Речи Манфреда облечены в высоко поэтическую форму, но это не только поэзия, это и философская полемика против просветительской веры в разум. Но здесь же, в этой же полемике, явственно сказывается и решительное отличие Байрона от реакционных романтиков. Те просто прокляли разум, как чуму, и провозгласили принцип мистической непознаваемости жизни, прославляя слепое чувство и утверждая иррационализм. Байрон не пойдет с ними по этому пути. Пусть разум бессилен, пусть вместо успокоения приносит он страдания, но отказ от разума равносильно отказу от своей человечности. Даже если знание не облегчает скорбей человека, все же лучше знать, чем слепо верить.

Манфреду советуют искать утешение в религии, что предлагали в ту эпоху реакционеры и мракобесы в качестве всеисцеляющего средства от «заразы» рационализма. Но Манфред гордо отвергает религию, и в этом его жесте со всей силой сказывается протест Байрона против религиозного мракобесия, распространявшегося господствующими классами тогдашней Европы. Манфред устал от жизни, ему надоело влачите жалкое существование в мире, где все обращается во зло человеку и где сам он невольно оказывается зараженным всяческой скверной. В свойственной ему туманной манере Манфред говорит о каких-то своих проступках и грехах, о вине за страдания, причиненные им женщине, которую он любил. Там, где буржуазные исследователи Байрона видят повод для «открытий», касающихся личной жизни Байрона, мы склонны видеть поэтически-символическое выражение проблемы добра и зла в натуре человека вообще. Манфреда удручает именно то обстоятельство, что не только окружающий мир, но и сам он как человек оказался далеким от совершенства.

Как и другие романтики, Байрон придавал большое значение эмоциональной стороне человеческой натуры, В своих произведениях он создал яркие образы героев, наделенных могучими страстями. Но можем ли мы сказать, что Байрон, подобно реакционным романтикам, видит в эмоциях проявление лучшей стороны человеческой природы? Для Вордсворта и Кольриджа слепое чувство было более высоким проявлением духовных способностей человека, нежели разум. О Байроне мы этого не можем сказать. Правда, мы видим, как радуется он проявлениям тех страстей человека, в которых выражается его врожденное стремление к свободе. Такую страсть Байрон готов расцветить всеми красками своей богатой романтической палитры. Но не трудно заметить, что страсть у Байрона ведет не только к благу. Есть в ней нечто разрушительное. Страстные герои Байрона сеют гибель и смерть вокруг себя, но, пожалуй, самое тяжелое для них — это то, что их страсти оказываются губительными для них же самих. И разум и страсть для Байрона не являются ни безусловным благом, ни безусловным злом. Его взгляд на природу человека сложнее, чем он был у просветителей XVIII века, но для Байрона это не теоретическая проблема, а вопрос о том, какую позицию занять по отношению к миру зла, калечащему самую душу человека.

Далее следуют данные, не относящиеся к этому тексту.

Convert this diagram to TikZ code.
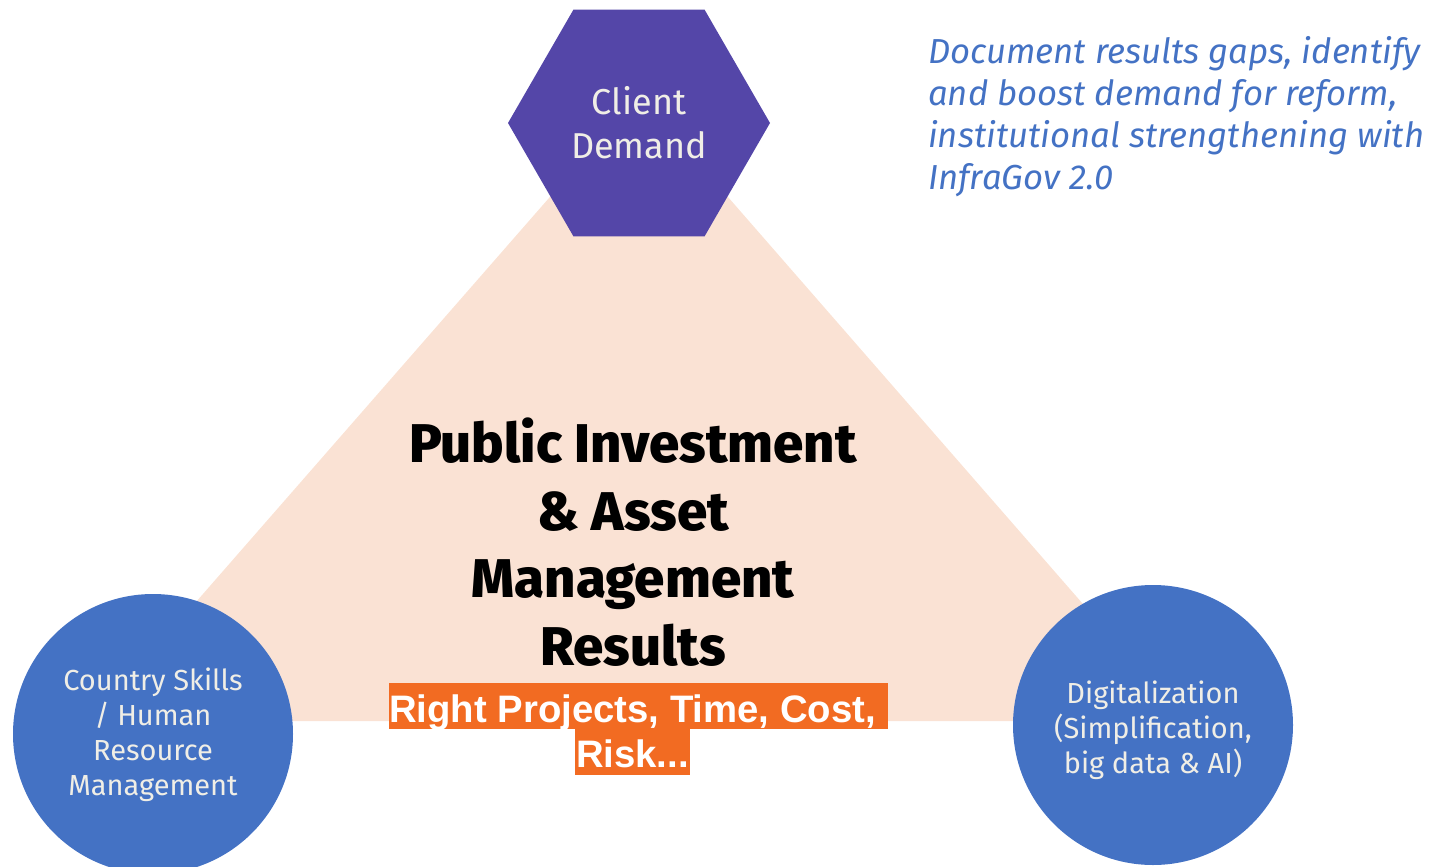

Манфреду ответ подсказан его усталостью и отчаянием. Он жаждет забвения, и самая смерть представляется ему благом. Но это отнюдь не окончательный ответ Байрона. Решение Манфреда есть выражение временного настроения самого поэта, очень скоро изжитого им.

Байрон еще раз вернется к этому кругу проблем в своей второй философской трагедии — в «Каине». При этом он прежде всего отвергнет всякую возможность решения основных жизненных вопросов в духе религии. Хотя в предисловии Байрон заверяет, что он с предельной точностью следовал библейскому сюжету, на самом деле его трактовка легенды о Каине и Авеле пронизана решительным отрицанием христианской морали, лицемерие которой он обличает с большой остротой. Бог для Байрона источник не всеобщего блаженства, а зла. Если он создал мир, то почему он наполнил страданиями жизнь людей? Это мысль, возникающая в сознании Каина, еще более укрепляется при его встрече с Люцифером. Они оба отпадают от бога, становятся его убежденными противниками, ибо бог создал зло, и он же требует от человека покорности злу.

Каин и Авель противопоставлены друг другу именно в их отношении к тому, как создан мир. Авель покорно приемлет весь существующий порядок вещей. Каин, в противоположность ему, наделен пытливым умом и страстностью. Разум Каина вопрошает, а страсть возмущается. Страсть нетерпелива и иногда обгоняет разум, приводя к тем поступкам, в которых сам Каин потом будет раскаиваться. Именно это и случается тогда, когда оба брата приносят жертву богу. Разум Каина увидел несправедливость и жестокость бога которому была угодна кровавая жертва Авеля. Но решение принял не разум, а страсть Каина, и она — побудила его нанести удар, который принес в мир первую смерть. Таким образом, кровь пролил не только Авель, подчинившийся несправедливой тирании бога, но и разумный Каин, восставший против нее.